(Problem requirements)
Retype exactly the lines from the first one through the line with "BIN_W = 0.05", including both ends; skip any pictures.

(Source excerpt)
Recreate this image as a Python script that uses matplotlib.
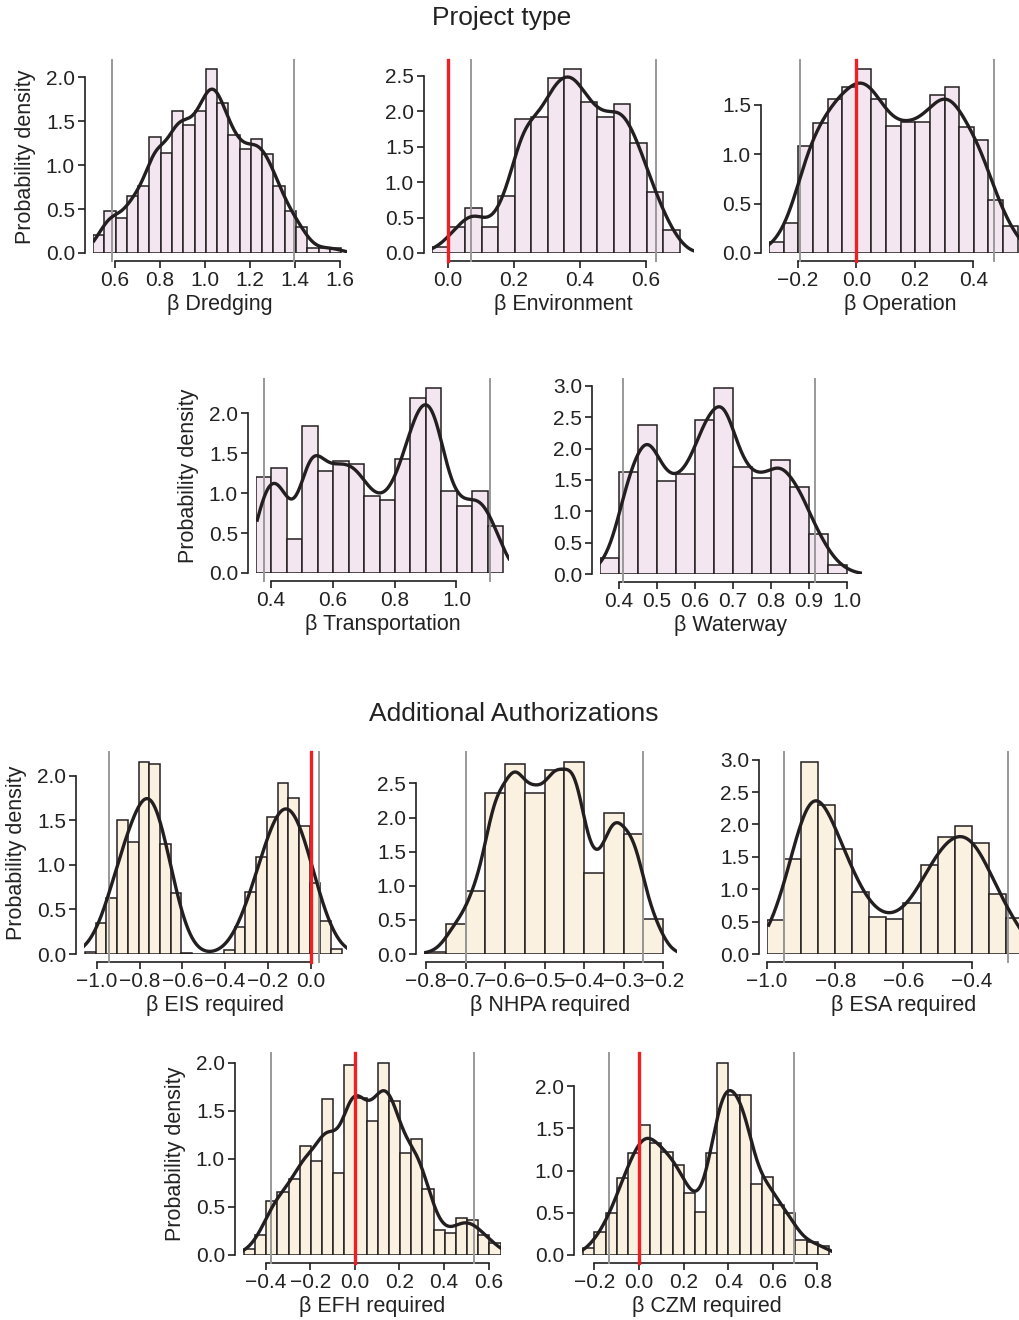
import numpy as np
import matplotlib.pyplot as plt

plt.rcParams["font.family"] = ["Liberation Sans", "DejaVu Sans"]
plt.rcParams["axes.unicode_minus"] = True

BIN_W = 0.05

# ---- Project type: histogram heights (density), first bin edge, 95% interval ----
dredging_start = 0.504
dredging = [0.20, 0.48, 0.40, 0.645, 0.765, 1.32, 1.14, 1.62, 1.45, 1.62, 2.09,
            1.70, 1.34, 1.18, 1.30, 1.12, 0.76, 0.48, 0.30, 0.06, 0.06, 0.06]
dredging_ci = [0.590, 1.396]
dredging_kde = [0.508, 1.63, 0.040]

environment_start = -0.048
environment = [0.09, 0.37, 0.63, 0.36, 0.81, 1.89, 1.91, 2.47, 2.59, 2.13,
               1.92, 2.10, 1.55, 0.86, 0.32]
environment_ci = [0.070, 0.631]
environment_kde = [-0.048, 0.745, 0.035]

operation_start = -0.299
operation = [0.107, 0.307, 1.08, 1.32, 1.56, 1.68, 1.86, 1.56, 1.29, 1.33,
             1.33, 1.60, 1.68, 1.27, 1.14, 0.54, 0.27]
operation_ci = [-0.194, 0.471]
operation_kde = [-0.299, 0.60, 0.045]

transportation_start = 0.351
transportation = [1.195, 1.31, 0.43, 1.84, 1.27, 1.40, 1.36, 0.96, 0.91, 1.42,
                  2.19, 2.31, 1.02, 0.84, 1.03, 0.585]
transportation_ci = [0.377, 1.107]
transportation_kde = [0.355, 1.17, 0.037]

waterway_start = 0.35
waterway = [0.25, 1.62, 2.38, 1.48, 1.59, 2.46, 2.96, 1.71, 1.53, 1.82, 1.38,
            0.64, 0.15]
waterway_ci = [0.411, 0.915]
waterway_kde = [0.35, 1.04, 0.032]

# ---- Additional authorizations ----
eis_start = -1.055
eis = [0.02, 0.35, 0.63, 1.50, 1.26, 2.16, 2.13, 1.24, 0.68, 0.01, 0.0, 0.0,
       0.0, 0.05, 0.30, 0.70, 1.09, 1.54, 1.92, 1.75, 1.44, 0.80, 0.37, 0.06]
eis_ci = [-0.941, 0.039]
eis_kde = [-1.06, 0.17, 0.064]

nhpa_start = -0.80
nhpa = [0.03, 0.44, 0.93, 2.36, 2.78, 2.36, 2.70, 2.82, 1.19, 2.07, 1.76, 0.51]
nhpa_ci = [-0.70, -0.25]
nhpa_kde = [-0.805, -0.165, 0.028]

esa_start = -1.0
esa = [0.53, 1.47, 2.97, 2.30, 1.62, 0.95, 0.57, 0.54, 0.78, 1.38, 1.80, 1.98,
       1.71, 0.92, 0.55]
esa_ci = [-0.951, -0.295]
esa_kde = [-0.995, -0.20, 0.045]

efh_start = -0.497
efh = [0.06, 0.21, 0.56, 0.66, 0.79, 1.13, 0.98, 1.62, 0.85, 1.98, 1.63, 1.39,
       2.00, 1.60, 1.06, 1.21, 0.69, 0.26, 0.23, 0.38, 0.36, 0.21, 0.12]
efh_ci = [-0.375, 0.533]
efh_kde = [-0.501, 0.655, 0.045]

czm_start = -0.249
czm = [0.08, 0.27, 0.50, 0.91, 1.21, 1.54, 1.33, 1.22, 1.07, 0.73, 0.51, 1.21,
       2.28, 1.90, 1.90, 0.84, 0.93, 0.59, 0.50, 0.18, 0.15, 0.11]
czm_ci = [-0.133, 0.694]
czm_kde = [-0.255, 0.865, 0.045]

W, H = 1020, 1320
EDGE = "#231f20"
TEXT = "#222222"
PINK = "#f3e6f0"
CREAM = "#fbf1e1"

fig = plt.figure(figsize=(W / 100, H / 100), dpi=100)


def fmt(v):
    return f"{v + 0.0:.1f}".replace("-", "\u2212")


def panel(rect, start, heights, ci, kde, xticks, yticks, xlabel, color,
          ylabel=False, zero=False):
    l, t, r, b = rect
    ax = fig.add_axes([l / W, 1 - b / H, (r - l) / W, (b - t) / H])
    heights = np.asarray(heights)
    edges = start + BIN_W * np.arange(len(heights) + 1)
    centers = edges[:-1] + BIN_W / 2
    ax.bar(edges[:-1], heights, width=BIN_W, align="edge", color=color,
           edgecolor=EDGE, linewidth=1.1, zorder=2)

    # smoothed density of the binned samples
    lo, hi, bw = kde
    xs = np.linspace(lo, hi, 500)
    dens = (heights * BIN_W * np.exp(-0.5 * ((xs[:, None] - centers) / bw) ** 2)).sum(1)
    dens /= bw * np.sqrt(2 * np.pi)
    ax.plot(xs, dens, color=EDGE, lw=2.4, zorder=4)

    for v in ci:
        ax.axvline(v, ymin=-0.04, ymax=1, color="#999999", lw=1.4,
                   clip_on=False, zorder=3)
    if zero:
        ax.axvline(0, ymin=-0.04, ymax=1, color="#ee2024", lw=2.4,
                   clip_on=False, zorder=5)

    ax.set_xlim(min(edges[0], lo), max(edges[-1], hi))
    ax.set_xticks(xticks)
    ax.set_yticks(yticks)
    ax.set_xticklabels([fmt(v) for v in xticks])
    ax.set_yticklabels([fmt(v) for v in yticks])
    ax.tick_params(labelsize=15, length=5, width=1.2, color=EDGE,
                   labelcolor=TEXT, pad=2)
    for s in ("top", "right"):
        ax.spines[s].set_visible(False)
    for s in ("left", "bottom"):
        ax.spines[s].set_position(("outward", 6))
        ax.spines[s].set_linewidth(1.2)
        ax.spines[s].set_color(EDGE)
    ax.spines["bottom"].set_bounds(xticks[0], xticks[-1])
    ax.spines["left"].set_bounds(yticks[0], yticks[-1])
    ax.patch.set_visible(False)
    ax.set_xlabel(xlabel, fontsize=15.5, color=TEXT, labelpad=3)
    if ylabel:
        ax.set_ylabel("Probability density", fontsize=15.5, color=TEXT,
                      labelpad=7)
    return ax


def steps(a, b, s):
    return list(np.round(np.arange(a, b + s / 2, s), 2))


fig.text(502 / W, 1 - 18 / H, "Project type", ha="center", va="center",
         fontsize=19, color=TEXT)
fig.text(514 / W, 1 - 714 / H, "Additional Authorizations", ha="center",
         va="center", fontsize=19, color=TEXT)

panel((93, 60, 347, 253), dredging_start, dredging, dredging_ci, dredging_kde,
      steps(0.6, 1.6, 0.2), steps(0, 2.0, 0.5), "β Dredging", PINK, ylabel=True)
panel((432, 60, 694, 253), environment_start, environment, environment_ci,
      environment_kde, steps(0.0, 0.6, 0.2), steps(0, 2.5, 0.5),
      "β Environment", PINK, zero=True)
panel((769, 60, 1032, 253), operation_start, operation, operation_ci,
      operation_kde, steps(-0.2, 0.4, 0.2), steps(0, 1.5, 0.5),
      "β Operation", PINK, zero=True)
panel((256, 379, 509, 573), transportation_start, transportation,
      transportation_ci, transportation_kde, steps(0.4, 1.0, 0.2),
      steps(0, 2.0, 0.5), "β Transportation", PINK, ylabel=True)
panel((600, 379, 862, 574), waterway_start, waterway, waterway_ci, waterway_kde,
      steps(0.4, 1.0, 0.1), steps(0, 3.0, 0.5), "β Waterway", PINK)

panel((84, 752, 347, 954), eis_start, eis, eis_ci, eis_kde,
      steps(-1.0, 0.0, 0.2), steps(0, 2.0, 0.5), "β EIS required", CREAM,
      ylabel=True, zero=True)
panel((424, 752, 677, 954), nhpa_start, nhpa, nhpa_ci, nhpa_kde,
      steps(-0.8, -0.2, 0.1), steps(0, 2.5, 0.5), "β NHPA required", CREAM)
panel((767, 752, 1040, 954), esa_start, esa, esa_ci, esa_kde,
      steps(-1.0, -0.4, 0.2), steps(0, 3.0, 0.5), "β ESA required", CREAM)
panel((243, 1053, 501, 1255), efh_start, efh, efh_ci, efh_kde,
      steps(-0.4, 0.6, 0.2), steps(0, 2.0, 0.5), "β EFH required", CREAM,
      ylabel=True, zero=True)
panel((582, 1053, 832, 1255), czm_start, czm, czm_ci, czm_kde,
      steps(-0.2, 0.8, 0.2), steps(0, 2.0, 0.5), "β CZM required", CREAM,
      zero=True)

fig.savefig("out.png", dpi=100)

(Solved problem)
Recreate this image as a Python script that uses matplotlib.
import numpy as np
import matplotlib.pyplot as plt

plt.rcParams["font.family"] = ["Liberation Sans", "DejaVu Sans"]
plt.rcParams["axes.unicode_minus"] = True

BIN_W = 0.05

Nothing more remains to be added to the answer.